Rock music is best viewed as if it were a family tree. While it is public knowledge that heavy metal came from traditional rock and roll music, it is also important to realize that rock and roll also helped to develop pop music. While heavy metal became a counter-culture form of music, popular music became widely accepted among parents and the younger generation of people because the pop artists were "carefully groomed and given inoffensive, catchy material to sing." The teen pop idols of the 1950s and 1960s mainly sang cover songs of other rock and roll/R&B artists of the time. In the same respect, heavy metal artists often wrote their own "in your face" lyrics; typically in a very political and angry fashion. Also, pop music was often more of a business than an artistic musical expression. It is rather sad to see business men get behind music with the only motivation being income. While not all of the pop artists were in the industry for the money, many of the business people behind them were. "Historically, the conflicting motives of business people and musicians have been a source of tension in the popular music industry." While one could admit that metal music (or all types of music for that matter) have artists who chose to solely play for profit, metal music often has more musicians who play for their love of music than their love of money. This is an easily noticed trait in heavy metal artists because they were often more underground, unpaid, and local artists in comparison to pop artists of the time. Even to this present day music generation, heavy metal and popular music tend to be complete polar opposites.

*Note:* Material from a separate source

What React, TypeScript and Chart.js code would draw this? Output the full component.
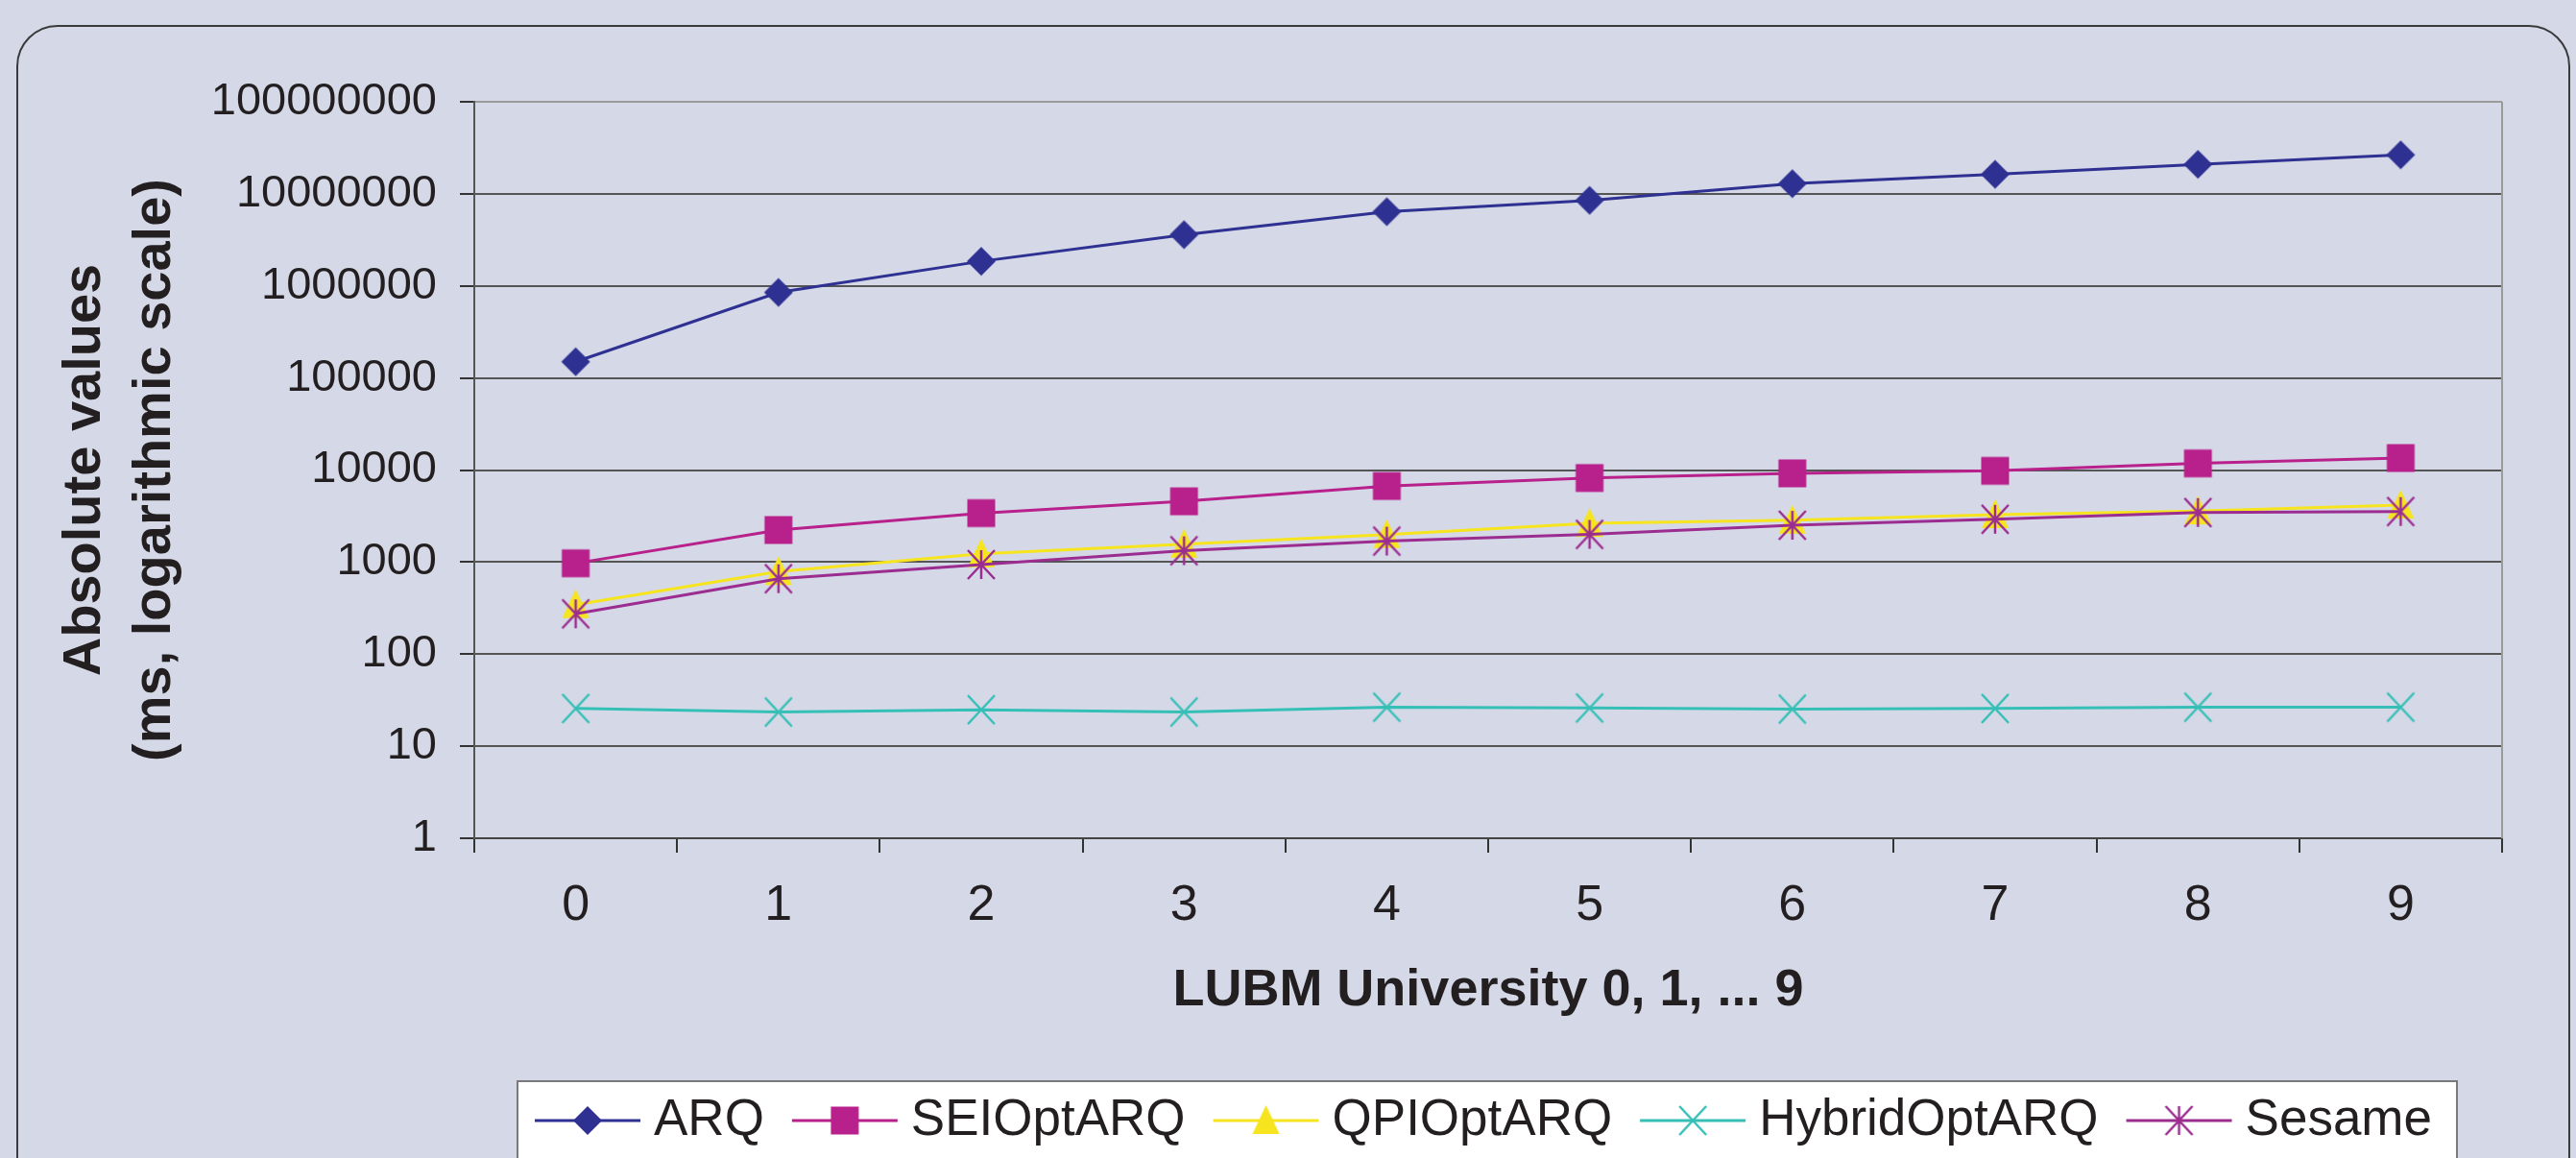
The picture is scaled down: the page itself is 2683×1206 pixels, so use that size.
import React, { useEffect, useRef } from 'react';
import { Chart, registerables } from 'chart.js';

Chart.register(...registerables);

const categories = ['0', '1', '2', '3', '4', '5', '6', '7', '8', '9'];
const arqValues = [150000, 850000, 1850000, 3600000, 6400000, 8500000, 12900000, 16300000, 20900000, 26500000];
const seiValues = [970, 2230, 3400, 4570, 6700, 8200, 9200, 9800, 11800, 13500];
const qpiValues = [345, 790, 1230, 1560, 1990, 2630, 2850, 3270, 3590, 4150];
const hybridValues = [25.7, 23.5, 24.9, 23.5, 26.5, 26.0, 25.3, 25.7, 26.5, 26.5];
const sesameValues = [274, 660, 940, 1330, 1690, 2000, 2510, 2920, 3450, 3540];
const yTickValues = [1, 10, 100, 1000, 10000, 100000, 1000000, 10000000, 100000000];
const seriesNames = ['ARQ', 'SEIOptARQ', 'QPIOptARQ', 'HybridOptARQ', 'Sesame'];
const seriesColors = ['#2e3192', '#b8208b', '#f6e41e', '#36bfb6', '#9b2d91'];
const seriesMarkers = ['diamond', 'square', 'triangle', 'x', 'star'];
const yTitle = ['Absolute values', '(ms, logarithmic scale)'];
const xTitle = 'LUBM University 0, 1, ... 9';

const FONT = '"Liberation Sans", Arial, Helvetica, sans-serif';
const TEXT = '#231f20';
const BG = '#d5d9e7';

function makeMarker(kind: string, color: string): HTMLCanvasElement {
  const c = document.createElement('canvas');
  const s = 36;
  c.width = s;
  c.height = s;
  const g = c.getContext('2d') as CanvasRenderingContext2D;
  const m = s / 2;
  g.fillStyle = color;
  g.strokeStyle = color;
  g.lineWidth = 2.5;
  g.lineCap = 'butt';
  if (kind === 'diamond') {
    g.beginPath();
    g.moveTo(m, m - 15);
    g.lineTo(m + 15, m);
    g.lineTo(m, m + 15);
    g.lineTo(m - 15, m);
    g.closePath();
    g.fill();
  } else if (kind === 'square') {
    g.fillRect(m - 14.5, m - 14.5, 29, 29);
  } else if (kind === 'triangle') {
    g.beginPath();
    g.moveTo(m, m - 16);
    g.lineTo(m + 14, m + 14);
    g.lineTo(m - 14, m + 14);
    g.closePath();
    g.fill();
  } else if (kind === 'x' || kind === 'star') {
    g.beginPath();
    g.moveTo(m - 14, m - 15);
    g.lineTo(m + 14, m + 15);
    g.moveTo(m + 14, m - 15);
    g.lineTo(m - 14, m + 15);
    if (kind === 'star') {
      g.moveTo(m, m - 15);
      g.lineTo(m, m + 15);
    }
    g.stroke();
  }
  return c;
}

const backgroundPlugin = {
  id: 'bgFrame',
  beforeDraw(chart: any) {
    const ctx = chart.ctx as CanvasRenderingContext2D;
    ctx.save();
    ctx.fillStyle = BG;
    ctx.fillRect(0, 0, chart.width, chart.height);
    ctx.strokeStyle = '#3a3a3a';
    ctx.lineWidth = 2;
    const x0 = 18, y0 = 27, x1 = 2676, y1 = 1300, r = 42;
    ctx.beginPath();
    ctx.moveTo(x0, y1);
    ctx.lineTo(x0, y0 + r);
    ctx.arcTo(x0, y0, x0 + r, y0, r);
    ctx.lineTo(x1 - r, y0);
    ctx.arcTo(x1, y0, x1, y0 + r, r);
    ctx.lineTo(x1, y1);
    ctx.stroke();
    ctx.restore();
  },
  afterDatasetsDraw(chart: any) {
    const ctx = chart.ctx as CanvasRenderingContext2D;
    const a = chart.chartArea;
    ctx.save();
    ctx.strokeStyle = '#9a9a9a';
    ctx.lineWidth = 2;
    ctx.beginPath();
    ctx.moveTo(a.right, a.top);
    ctx.lineTo(a.right, a.bottom);
    ctx.stroke();
    ctx.restore();
  },
};

const legendPlugin = {
  id: 'lineLegend',
  afterDraw(chart: any) {
    const ctx = chart.ctx as CanvasRenderingContext2D;
    ctx.save();
    const bx = 539, by = 1126, bw = 2020;
    ctx.fillStyle = '#ffffff';
    ctx.fillRect(bx, by, bw, 200);
    ctx.strokeStyle = '#7a7a7a';
    ctx.lineWidth = 2;
    ctx.strokeRect(bx, by, bw, 200);
    ctx.font = `53px ${FONT}`;
    ctx.textBaseline = 'middle';
    ctx.textAlign = 'left';
    let x = 557;
    const y = 1167;
    chart.data.datasets.forEach((ds: any) => {
      ctx.strokeStyle = ds.borderColor;
      ctx.lineWidth = 3;
      ctx.beginPath();
      ctx.moveTo(x, y);
      ctx.lineTo(x + 110, y);
      ctx.stroke();
      const img = ds.pointStyle as HTMLCanvasElement;
      ctx.drawImage(img, x + 55 - img.width / 2, y - img.height / 2);
      x += 110 + 14;
      ctx.fillStyle = TEXT;
      ctx.fillText(ds.label, x, y);
      x += ctx.measureText(ds.label).width + 29;
    });
    ctx.restore();
  },
};

export default function App() {
  const canvasRef = useRef<HTMLCanvasElement | null>(null);

  useEffect(() => {
    if (!canvasRef.current) return;
    const seriesData = [arqValues, seiValues, qpiValues, hybridValues, sesameValues];
    const datasets = seriesNames.map((name, i) => ({
      label: name,
      data: seriesData[i],
      borderColor: seriesColors[i],
      backgroundColor: seriesColors[i],
      borderWidth: 3,
      pointStyle: makeMarker(seriesMarkers[i], seriesColors[i]),
      pointRadius: 10,
      pointHoverRadius: 10,
      tension: 0,
      fill: false,
      order: seriesNames.length - i,
    }));

    const chart = new Chart(canvasRef.current, {
      type: 'line',
      data: { labels: categories, datasets },
      plugins: [backgroundPlugin, legendPlugin],
      options: {
        animation: false,
        responsive: false,
        devicePixelRatio: 1,
        events: [],
        layout: { padding: { left: 0, top: 106, right: 77, bottom: 133 } },
        plugins: {
          legend: { display: false },
          tooltip: { enabled: false },
          title: { display: false },
        },
        scales: {
          x: {
            type: 'category',
            offset: true,
            grid: {
              offset: true,
              drawOnChartArea: false,
              drawTicks: true,
              tickLength: 15,
              color: '#333333',
              lineWidth: 2,
            },
            border: { display: true, color: '#444444', width: 2 },
            ticks: {
              color: TEXT,
              font: { family: FONT, size: 52 },
              padding: 24,
              maxRotation: 0,
              autoSkip: false,
            },
            title: {
              display: true,
              text: xTitle,
              color: TEXT,
              font: { family: FONT, size: 54, weight: 'bold' },
              padding: { top: 0, bottom: 8 },
            },
            afterFit: (scale: any) => {
              scale.height = 200;
            },
          },
          y: {
            type: 'logarithmic',
            min: 1,
            max: 100000000,
            afterBuildTicks: (scale: any) => {
              scale.ticks = yTickValues.map((v) => ({ value: v }));
            },
            grid: {
              color: (c: any) => (c.tick && c.tick.value === 100000000 ? '#9a9a9a' : '#555555'),
              lineWidth: 2,
              drawTicks: true,
              tickLength: 15,
              tickColor: '#333333',
            },
            border: { display: true, color: '#555555', width: 2 },
            ticks: {
              color: TEXT,
              font: { family: FONT, size: 47 },
              padding: 24,
              autoSkip: false,
              callback: (v: any) => String(v),
            },
            title: {
              display: true,
              text: yTitle,
              color: TEXT,
              font: { family: FONT, size: 56, weight: 'bold', lineHeight: 1.3 },
              padding: { top: 52, bottom: 0 },
            },
            afterFit: (scale: any) => {
              scale.width = 494;
            },
          },
        },
      } as any,
    });
    return () => chart.destroy();
  }, []);

  return (
    <div
      style={{
        position: 'absolute',
        left: 0,
        top: 0,
        width: 2683,
        height: 1206,
        background: BG,
        overflow: 'hidden',
      }}
    >
      <canvas ref={canvasRef} width={2683} height={1206} style={{ display: 'block', width: 2683, height: 1206 }} />
    </div>
  );
}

Throughout the year, metal music has taken on many different forms. The concept of sub-genres caused basic heavy metal to become more and more difficult to define. "Heavy metal branched out in so many different directions that new sub-classifications were created by fans, record companies, and fanzines, although sometimes the differences between the various sub-genres were unclear, even to the artist purportedly belonging to a given style." Heavy metal has become so eomplex to define that there are even sub-genres that separate one form of metal from another simply because of how fast or slow the music is played. Some different sub-genres of heavy metal includ, but are not limited to: thrash metal, hair metal, death metal, black metal, and gothic metal. Thrash metal is mostly a faster, punk rock influenced form of heavy metal introduced in the 1980s by the bands Metal Church and Venom. Slayer and Metallica are most likely the most popular bands coming out of the thrash metal era. Hair metal is one of the more interesting forms of heavy metal do to the fact that it was a "pop-based form of hard-rocking heavy metal." Hair metal got its name "due to the long, curled hair of band members."

As rock and roll music came along, music was able to continue progressing and artists began to form unknowingly the genre of heavy metal. "While the origin of the term 'heavy metal' is uncertain, an early usage of the term was by counter-culture writer William S. Burroughs." Heavy metal music truly became an art form more than just something to listen to. "Heavy metal, as an art form, is more than just music; it is as much visual as it is audible. While a painting is experienced visually, a symphony experienced audibly; a heavy metal band is experienced in both ways." This is made true simply by looking at a heavy metal bands live performances and album artwork. For example, KISS' live performance includes full costumes, stereophonics, and numerous other band and audience interactions. The fact of the matter is that when a heavy metal band gets up on stage, they are not just playing to the crowd; they also interact with them and make it an interactive show. As previously mentioned, other ways heavy metal is experienced visually is through artwork that many metal bands put out on their websites and in their CD covers.